Written task = Filter the listing below, copying every line in which the word "that" appears.

Records for the task =
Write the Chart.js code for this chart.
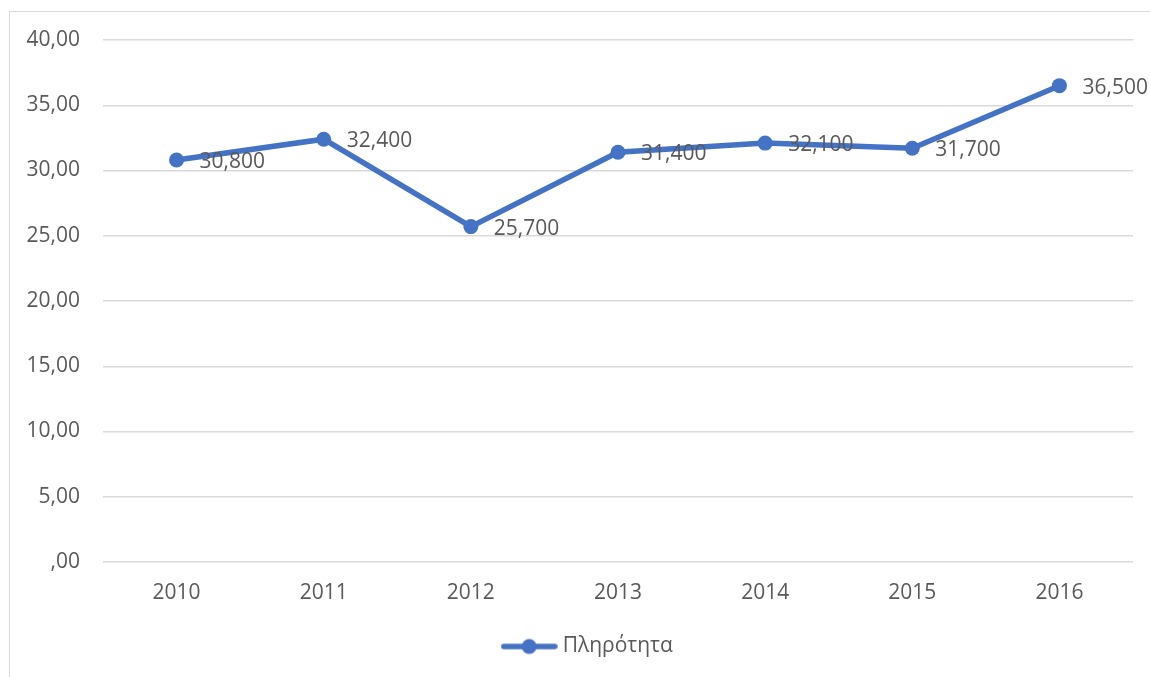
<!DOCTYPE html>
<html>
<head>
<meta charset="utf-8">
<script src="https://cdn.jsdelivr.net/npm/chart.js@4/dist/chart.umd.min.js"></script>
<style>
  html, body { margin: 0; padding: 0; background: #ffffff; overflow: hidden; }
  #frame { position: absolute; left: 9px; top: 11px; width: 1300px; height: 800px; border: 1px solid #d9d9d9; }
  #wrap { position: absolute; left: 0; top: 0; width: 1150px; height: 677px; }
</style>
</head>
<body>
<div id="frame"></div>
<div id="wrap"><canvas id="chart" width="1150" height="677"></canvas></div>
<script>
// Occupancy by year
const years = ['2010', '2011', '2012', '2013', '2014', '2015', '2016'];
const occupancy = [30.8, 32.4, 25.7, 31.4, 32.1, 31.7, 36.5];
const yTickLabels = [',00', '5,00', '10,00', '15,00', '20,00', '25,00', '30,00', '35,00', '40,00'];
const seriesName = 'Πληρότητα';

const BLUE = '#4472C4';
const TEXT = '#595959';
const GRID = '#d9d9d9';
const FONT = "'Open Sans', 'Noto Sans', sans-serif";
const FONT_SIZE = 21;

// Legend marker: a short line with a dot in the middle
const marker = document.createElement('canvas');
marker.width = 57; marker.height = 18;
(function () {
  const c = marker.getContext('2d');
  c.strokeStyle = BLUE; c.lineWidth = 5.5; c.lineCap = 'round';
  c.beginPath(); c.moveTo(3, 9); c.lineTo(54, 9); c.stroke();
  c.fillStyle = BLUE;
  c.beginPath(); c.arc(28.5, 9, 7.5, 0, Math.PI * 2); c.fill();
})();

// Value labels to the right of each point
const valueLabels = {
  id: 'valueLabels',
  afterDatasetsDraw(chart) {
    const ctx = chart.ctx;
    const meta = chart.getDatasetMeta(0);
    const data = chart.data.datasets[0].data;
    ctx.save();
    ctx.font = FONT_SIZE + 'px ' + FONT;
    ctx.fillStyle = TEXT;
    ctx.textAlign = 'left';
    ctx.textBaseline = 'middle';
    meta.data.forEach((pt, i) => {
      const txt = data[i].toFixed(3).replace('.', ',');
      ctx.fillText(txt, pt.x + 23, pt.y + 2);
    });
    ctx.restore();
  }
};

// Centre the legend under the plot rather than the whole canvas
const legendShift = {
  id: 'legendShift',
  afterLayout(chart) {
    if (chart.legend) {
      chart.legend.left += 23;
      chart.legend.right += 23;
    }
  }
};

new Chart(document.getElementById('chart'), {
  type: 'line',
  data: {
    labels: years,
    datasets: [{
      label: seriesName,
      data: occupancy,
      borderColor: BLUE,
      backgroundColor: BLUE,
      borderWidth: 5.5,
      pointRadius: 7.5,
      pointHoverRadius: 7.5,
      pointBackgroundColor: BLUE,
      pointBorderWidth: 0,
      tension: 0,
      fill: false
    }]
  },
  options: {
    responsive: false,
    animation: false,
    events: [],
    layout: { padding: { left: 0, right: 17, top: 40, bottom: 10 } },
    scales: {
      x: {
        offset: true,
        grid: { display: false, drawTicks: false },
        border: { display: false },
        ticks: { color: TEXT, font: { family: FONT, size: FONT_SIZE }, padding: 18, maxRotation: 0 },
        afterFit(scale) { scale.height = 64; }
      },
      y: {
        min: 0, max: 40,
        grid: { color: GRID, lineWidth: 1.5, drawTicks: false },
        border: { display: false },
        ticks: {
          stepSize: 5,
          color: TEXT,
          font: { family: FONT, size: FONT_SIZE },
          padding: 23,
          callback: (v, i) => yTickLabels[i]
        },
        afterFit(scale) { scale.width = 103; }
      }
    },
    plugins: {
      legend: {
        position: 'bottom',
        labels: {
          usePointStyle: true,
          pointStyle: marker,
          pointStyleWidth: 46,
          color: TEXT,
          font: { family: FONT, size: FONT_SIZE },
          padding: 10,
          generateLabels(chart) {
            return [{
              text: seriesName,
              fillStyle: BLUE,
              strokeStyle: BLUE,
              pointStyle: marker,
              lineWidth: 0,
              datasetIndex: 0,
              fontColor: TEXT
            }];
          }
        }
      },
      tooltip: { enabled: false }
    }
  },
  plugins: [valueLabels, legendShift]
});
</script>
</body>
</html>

--

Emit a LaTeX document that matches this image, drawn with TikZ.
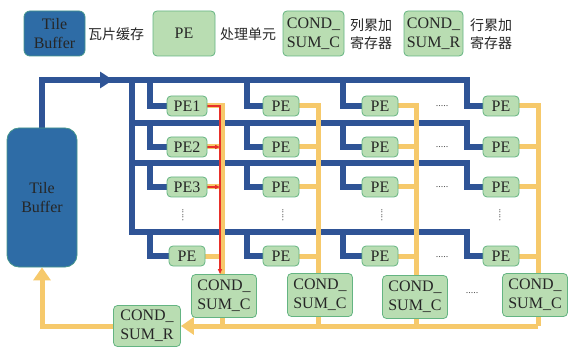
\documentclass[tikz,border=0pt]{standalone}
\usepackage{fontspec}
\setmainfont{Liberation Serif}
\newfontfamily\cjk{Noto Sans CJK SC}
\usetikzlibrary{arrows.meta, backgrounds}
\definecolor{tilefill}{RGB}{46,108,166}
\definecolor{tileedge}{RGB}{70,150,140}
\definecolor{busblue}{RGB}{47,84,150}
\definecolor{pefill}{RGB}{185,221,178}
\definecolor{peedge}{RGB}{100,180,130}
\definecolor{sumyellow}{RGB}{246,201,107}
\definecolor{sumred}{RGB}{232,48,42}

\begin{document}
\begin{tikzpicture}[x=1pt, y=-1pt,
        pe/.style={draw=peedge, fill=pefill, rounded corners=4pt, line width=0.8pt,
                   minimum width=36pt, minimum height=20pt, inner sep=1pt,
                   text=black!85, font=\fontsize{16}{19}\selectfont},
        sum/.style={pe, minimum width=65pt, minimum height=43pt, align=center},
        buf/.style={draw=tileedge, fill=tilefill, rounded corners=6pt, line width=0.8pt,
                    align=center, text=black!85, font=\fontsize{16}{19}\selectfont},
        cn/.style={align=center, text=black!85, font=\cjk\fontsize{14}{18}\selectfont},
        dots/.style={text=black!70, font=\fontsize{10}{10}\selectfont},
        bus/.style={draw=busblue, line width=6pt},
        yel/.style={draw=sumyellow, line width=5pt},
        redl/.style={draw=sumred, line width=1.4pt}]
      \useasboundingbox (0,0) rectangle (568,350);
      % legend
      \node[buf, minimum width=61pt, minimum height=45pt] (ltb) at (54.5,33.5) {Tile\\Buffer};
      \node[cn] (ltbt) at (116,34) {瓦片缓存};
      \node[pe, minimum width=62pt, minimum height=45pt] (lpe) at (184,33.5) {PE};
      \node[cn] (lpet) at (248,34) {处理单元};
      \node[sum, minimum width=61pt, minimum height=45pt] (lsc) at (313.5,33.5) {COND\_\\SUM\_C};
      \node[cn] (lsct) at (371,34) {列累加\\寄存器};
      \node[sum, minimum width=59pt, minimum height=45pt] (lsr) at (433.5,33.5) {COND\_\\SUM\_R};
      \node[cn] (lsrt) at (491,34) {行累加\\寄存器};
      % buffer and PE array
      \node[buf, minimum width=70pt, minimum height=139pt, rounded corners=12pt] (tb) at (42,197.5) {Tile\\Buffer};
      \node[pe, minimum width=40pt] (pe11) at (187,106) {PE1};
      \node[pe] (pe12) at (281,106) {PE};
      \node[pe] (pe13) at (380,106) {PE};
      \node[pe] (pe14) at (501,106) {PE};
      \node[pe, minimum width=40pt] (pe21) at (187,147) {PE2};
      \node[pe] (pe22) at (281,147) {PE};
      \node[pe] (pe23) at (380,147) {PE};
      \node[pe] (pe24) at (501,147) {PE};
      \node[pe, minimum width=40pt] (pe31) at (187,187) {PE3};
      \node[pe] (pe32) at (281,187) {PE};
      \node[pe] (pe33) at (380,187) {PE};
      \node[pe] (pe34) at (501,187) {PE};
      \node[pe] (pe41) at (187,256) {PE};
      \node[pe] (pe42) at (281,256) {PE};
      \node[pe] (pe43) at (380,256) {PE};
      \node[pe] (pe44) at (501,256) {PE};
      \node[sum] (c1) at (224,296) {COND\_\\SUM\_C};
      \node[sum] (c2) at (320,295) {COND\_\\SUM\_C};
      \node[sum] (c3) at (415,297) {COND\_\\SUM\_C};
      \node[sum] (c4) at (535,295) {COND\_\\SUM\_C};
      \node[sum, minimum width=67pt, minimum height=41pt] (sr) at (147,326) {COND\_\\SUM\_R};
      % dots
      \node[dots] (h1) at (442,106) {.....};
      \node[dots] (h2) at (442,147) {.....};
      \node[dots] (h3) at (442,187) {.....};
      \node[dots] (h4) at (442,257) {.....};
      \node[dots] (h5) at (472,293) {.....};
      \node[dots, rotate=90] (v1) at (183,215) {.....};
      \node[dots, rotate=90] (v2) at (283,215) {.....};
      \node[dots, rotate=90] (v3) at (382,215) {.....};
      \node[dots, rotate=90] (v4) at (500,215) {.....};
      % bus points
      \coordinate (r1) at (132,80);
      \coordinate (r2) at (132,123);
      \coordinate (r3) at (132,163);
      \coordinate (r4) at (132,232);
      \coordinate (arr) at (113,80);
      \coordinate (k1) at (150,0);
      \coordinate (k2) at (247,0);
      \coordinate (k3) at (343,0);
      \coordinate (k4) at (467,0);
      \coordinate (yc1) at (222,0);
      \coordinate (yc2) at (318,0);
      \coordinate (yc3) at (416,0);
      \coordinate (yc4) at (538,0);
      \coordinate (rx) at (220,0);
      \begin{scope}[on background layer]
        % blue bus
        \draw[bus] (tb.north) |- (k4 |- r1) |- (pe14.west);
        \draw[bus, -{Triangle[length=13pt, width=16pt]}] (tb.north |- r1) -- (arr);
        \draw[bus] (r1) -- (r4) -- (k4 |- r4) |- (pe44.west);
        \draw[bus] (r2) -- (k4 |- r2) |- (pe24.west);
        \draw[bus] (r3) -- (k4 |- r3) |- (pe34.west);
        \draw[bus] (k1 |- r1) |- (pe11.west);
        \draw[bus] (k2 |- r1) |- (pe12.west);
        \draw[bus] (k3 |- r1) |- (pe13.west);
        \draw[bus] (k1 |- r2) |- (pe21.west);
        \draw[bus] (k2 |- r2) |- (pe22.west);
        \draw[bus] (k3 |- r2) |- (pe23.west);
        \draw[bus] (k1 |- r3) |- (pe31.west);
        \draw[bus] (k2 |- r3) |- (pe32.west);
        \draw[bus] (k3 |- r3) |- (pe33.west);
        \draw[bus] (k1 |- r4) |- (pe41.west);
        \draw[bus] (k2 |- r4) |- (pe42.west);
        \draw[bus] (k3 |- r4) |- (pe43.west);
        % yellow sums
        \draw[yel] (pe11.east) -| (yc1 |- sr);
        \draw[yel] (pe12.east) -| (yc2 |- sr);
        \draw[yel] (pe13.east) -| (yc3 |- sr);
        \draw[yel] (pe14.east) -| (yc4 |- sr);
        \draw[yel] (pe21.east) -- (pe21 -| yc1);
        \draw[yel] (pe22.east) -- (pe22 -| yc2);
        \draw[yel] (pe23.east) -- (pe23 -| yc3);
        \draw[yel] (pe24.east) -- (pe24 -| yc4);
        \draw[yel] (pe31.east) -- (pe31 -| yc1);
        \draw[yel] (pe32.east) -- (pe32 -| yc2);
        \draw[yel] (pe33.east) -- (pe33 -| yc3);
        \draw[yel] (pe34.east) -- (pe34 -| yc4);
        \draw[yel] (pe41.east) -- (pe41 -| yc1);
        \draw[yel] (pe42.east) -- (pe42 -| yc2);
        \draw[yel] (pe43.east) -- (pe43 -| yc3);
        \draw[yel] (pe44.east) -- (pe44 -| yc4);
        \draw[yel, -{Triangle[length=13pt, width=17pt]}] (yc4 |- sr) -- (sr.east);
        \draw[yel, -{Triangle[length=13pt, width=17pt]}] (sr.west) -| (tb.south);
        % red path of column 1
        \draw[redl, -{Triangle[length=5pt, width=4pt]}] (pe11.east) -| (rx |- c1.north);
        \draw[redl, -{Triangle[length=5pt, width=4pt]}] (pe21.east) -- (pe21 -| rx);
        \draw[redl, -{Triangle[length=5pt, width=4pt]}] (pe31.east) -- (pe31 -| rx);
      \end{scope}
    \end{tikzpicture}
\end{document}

...

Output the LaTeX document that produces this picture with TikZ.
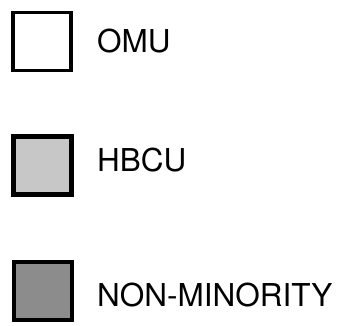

Worked solution =
Emit a LaTeX document that matches this image, drawn with TikZ.
Output the LaTeX document that produces this picture with TikZ.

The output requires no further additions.